Наряду с неизбывными имперскими приверженностями в России стали возникать новые типы национализма. Чего стоят лозунг «Хватит кормить Кавказ» или сибирский сепаратизм. Это некая тенденция?

Сложный вопрос. Кавказ и правда хватит кормить, а у сибирского сепаратизма были предшественники, в том числе любимый мной русский историк XIX века Афанасий Щапов. Я не сомневаюсь, что, если дальше дела пойдут так, как они движутся сейчас, Российская Федерация расколется на множество составляющих. Вопрос в том, когда это случится и как, по каким линиям. Ну и, конечно, что будет с ее наследниками. Их, полагаю, ожидает очень разная судьба.

Один раскол уже произошел. Многие пишут о «России шансона» и «России айфона». Мол, вместе им не сойтись.

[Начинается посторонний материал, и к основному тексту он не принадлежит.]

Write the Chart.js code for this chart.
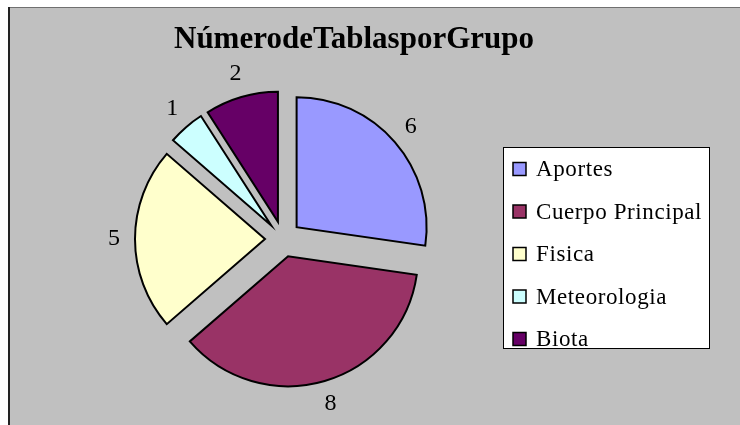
<!DOCTYPE html>
<html>
<head>
<meta charset="utf-8">
<script src="https://cdn.jsdelivr.net/npm/chart.js@4"></script>
<style>
  html, body { margin: 0; padding: 0; background: #fff; }
  #wrap { width: 740px; height: 425px; }
</style>
</head>
<body>
<div id="wrap"><canvas id="pie-chart" width="740" height="425"></canvas></div>
<script>
// categorias y valores
const grupos = ['Aportes', 'Cuerpo Principal', 'Fisica', 'Meteorologia', 'Biota'];
const numTablas = [6, 8, 5, 1, 2];
const colores = ['#9999ff', '#993366', '#ffffcc', '#ccffff', '#660066'];
const titulo = 'NúmerodeTablasporGrupo';

const EXPLODE = 18;
const SERIF = '"Liberation Serif", "DejaVu Serif", serif';

// fondo gris y marco
const fondo = {
  id: 'fondo',
  beforeDraw(chart) {
    const ctx = chart.ctx;
    ctx.save();
    ctx.fillStyle = '#ffffff';
    ctx.fillRect(0, 0, chart.width, chart.height);
    ctx.fillStyle = '#c0c0c0';
    ctx.fillRect(9, 8, chart.width - 9, chart.height - 8);
    ctx.strokeStyle = '#707070';
    ctx.lineWidth = 1;
    ctx.beginPath();
    ctx.moveTo(8, 7.5);
    ctx.lineTo(chart.width, 7.5);
    ctx.stroke();
    ctx.strokeStyle = '#222222';
    ctx.lineWidth = 2;
    ctx.beginPath();
    ctx.moveTo(9, 7);
    ctx.lineTo(9, chart.height);
    ctx.stroke();
    ctx.restore();
  },
};

// separar los sectores del centro
const separar = {
  id: 'separar',
  afterDatasetUpdate(chart, args) {
    for (const arc of args.meta.data) {
      const mid = (arc.startAngle + arc.endAngle) / 2;
      arc.x += Math.cos(mid) * EXPLODE;
      arc.y += Math.sin(mid) * EXPLODE;
    }
  },
};

// titulo, etiquetas de valor y leyenda
const textos = {
  id: 'textos',
  afterDraw(chart) {
    const ctx = chart.ctx;
    ctx.save();

    ctx.fillStyle = '#000';
    ctx.font = 'bold 31px ' + SERIF;
    ctx.textAlign = 'center';
    ctx.textBaseline = 'alphabetic';
    ctx.fillText(titulo, 354, 48);

    // etiquetas fuera de cada sector
    ctx.font = '24px ' + SERIF;
    ctx.textBaseline = 'middle';
    const meta = chart.getDatasetMeta(0);
    meta.data.forEach((arc, i) => {
      const mid = (arc.startAngle + arc.endAngle) / 2;
      const dx = Math.cos(mid);
      const dy = Math.sin(mid);
      const txt = String(numTablas[i]);
      const hw = ctx.measureText(txt).width / 2;
      const hh = 9;
      const d = arc.outerRadius + 15;
      const x = arc.x + dx * d + dx * hw;
      const y = arc.y + dy * d + dy * hh;
      ctx.fillText(txt, x, y);
    });

    // leyenda
    const box = { x: 503.5, y: 147.5, w: 206, h: 201 };
    ctx.fillStyle = '#fff';
    ctx.fillRect(box.x, box.y, box.w, box.h);
    ctx.strokeStyle = '#000';
    ctx.lineWidth = 1;
    ctx.strokeRect(box.x, box.y, box.w, box.h);

    ctx.textAlign = 'left';
    ctx.font = '23px ' + SERIF;
    ctx.letterSpacing = '0.6px';
    grupos.forEach((g, i) => {
      const cy = 169 + i * 42.5;
      ctx.fillStyle = colores[i];
      ctx.fillRect(513, cy - 6.5, 13, 13);
      ctx.strokeStyle = '#000';
      ctx.lineWidth = 1.5;
      ctx.strokeRect(513, cy - 6.5, 13, 13);
      ctx.fillStyle = '#000';
      ctx.fillText(g, 536, cy + 1);
    });
    ctx.restore();
  },
};

new Chart(document.getElementById('pie-chart'), {
  type: 'pie',
  data: {
    labels: grupos,
    datasets: [
      {
        data: numTablas,
        backgroundColor: colores,
        borderColor: '#000',
        borderWidth: 2,
        borderJoinStyle: 'miter',
        clip: false,
      },
    ],
  },
  options: {
    responsive: false,
    animation: false,
    events: [],
    radius: 130,
    layout: {
      padding: { left: 0, right: 174, top: 53, bottom: 0 },
    },
    plugins: {
      legend: { display: false },
      title: { display: false },
      tooltip: { enabled: false },
    },
  },
  plugins: [fondo, separar, textos],
});
</script>
</body>
</html>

Да, культурные разрывы в России всегда были велики. В одни периоды их пытались уменьшить мероприятиями типа ликвидации безграмотности. В последнее десятилетие их, наоборот, намеренно растягивают. Дело не в айфоне и не в шансоне, а в том, что творческое отношение к работе несовместимо с бездумным подчинением власти. Поэтому власть, какая она есть, оказалась яростным врагом интеллигенции, а последняя – поставщиком кадров для протестного движения. Кстати, называть интеллигенцию креативным классом, как будто у нее нет собственной, давней и вполне адекватной идентичности, – значит развивать чувство неполноценности, которое давно присуще этой группе.

Читая лекции за границей, скучаете по российским студентам?

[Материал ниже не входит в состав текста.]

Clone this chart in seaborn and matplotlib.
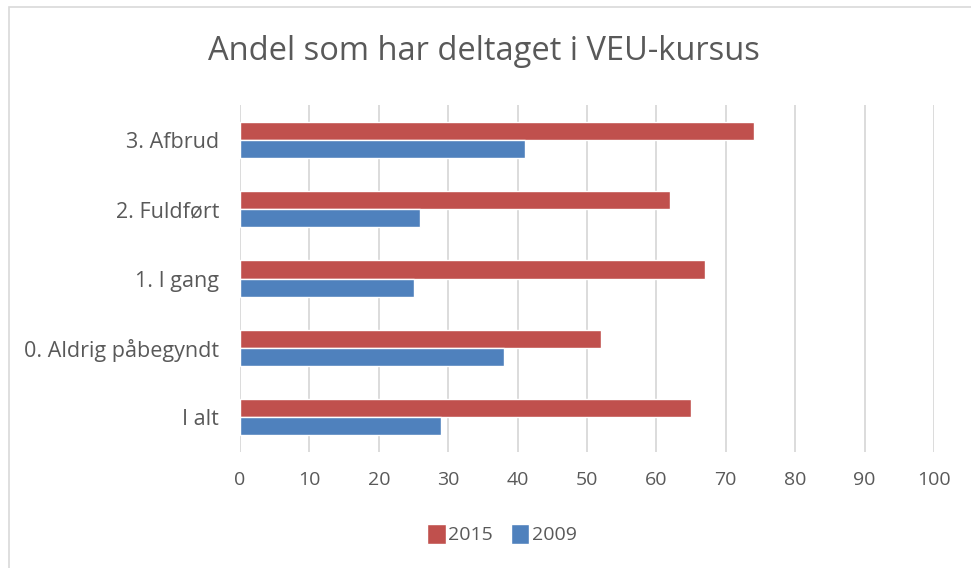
import pandas as pd
import seaborn as sns
import matplotlib.pyplot as plt
from matplotlib.patches import Rectangle

# data
kategorier = ['3. Afbrud', '2. Fuldført', '1. I gang', '0. Aldrig påbegyndt', 'I alt']
aar = ['2015', '2009']
andel_2015 = [74, 62, 67, 52, 65]
andel_2009 = [41, 26, 25, 38, 29]
x_ticks = [0, 10, 20, 30, 40, 50, 60, 70, 80, 90, 100]

df = pd.DataFrame({
    'kategori': kategorier * 2,
    'aar': [aar[0]] * len(kategorier) + [aar[1]] * len(kategorier),
    'andel': andel_2015 + andel_2009,
})

sns.set_theme(style='white')
plt.rcParams['font.family'] = ['Open Sans', 'DejaVu Sans']
tekst = '#595959'

fig = plt.figure(figsize=(9.71, 5.68), dpi=100)
ax = fig.add_axes([240 / 971, 1 - 452 / 568, 694 / 971, 347 / 568])

sns.barplot(data=df, y='kategori', x='andel', hue='aar', hue_order=aar,
            order=kategorier, palette=['#C0504D', '#4F81BD'], width=0.52,
            orient='h', saturation=1, ax=ax, legend=True)

ax.set_xlim(0, 100)
ax.set_xticks(x_ticks)
ax.set_xlabel('')
ax.set_ylabel('')
ax.grid(axis='x', color='#D9D9D9', linewidth=1.3)
ax.grid(axis='y', visible=False)
ax.set_axisbelow(True)
for s in ax.spines.values():
    s.set_visible(False)
ax.tick_params(axis='y', length=0, labelsize=15.5, colors=tekst, pad=15)
ax.tick_params(axis='x', length=0, labelsize=14, colors=tekst, pad=14)

ax.legend(loc='center', bbox_to_anchor=(502 / 971, 1 - 534 / 568),
          bbox_transform=fig.transFigure, ncol=2, frameon=False,
          handlelength=0.95, handleheight=1.2, handletextpad=0.15,
          columnspacing=0.9, fontsize=14, labelcolor=tekst)

fig.text(484 / 971, 1 - 51 / 568, 'Andel som har deltaget i VEU-kursus',
         ha='center', va='center', fontsize=23.5, color=tekst)

# chart-area border
fig.patches.append(Rectangle((9 / 971, -0.1), 1.2, 1 - 7 / 568 + 0.1,
                             transform=fig.transFigure, fill=False,
                             edgecolor='#D9D9D9', linewidth=1.2))

fig.savefig('out.png', dpi=100)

Я с большим удовольствием преподавал в Европейском университете в Петербурге, который, кстати, помогал создавать. При прочих равных условиях я бы продолжал работать там, а не в Англии, как сегодня, или в Италии, куда перееду в следующем году. Только условия эти неравные, вы, наверное, в курсе. А преподавательский процесс в каждом университете выстроен по-своему. Но ко всему можно приспособиться.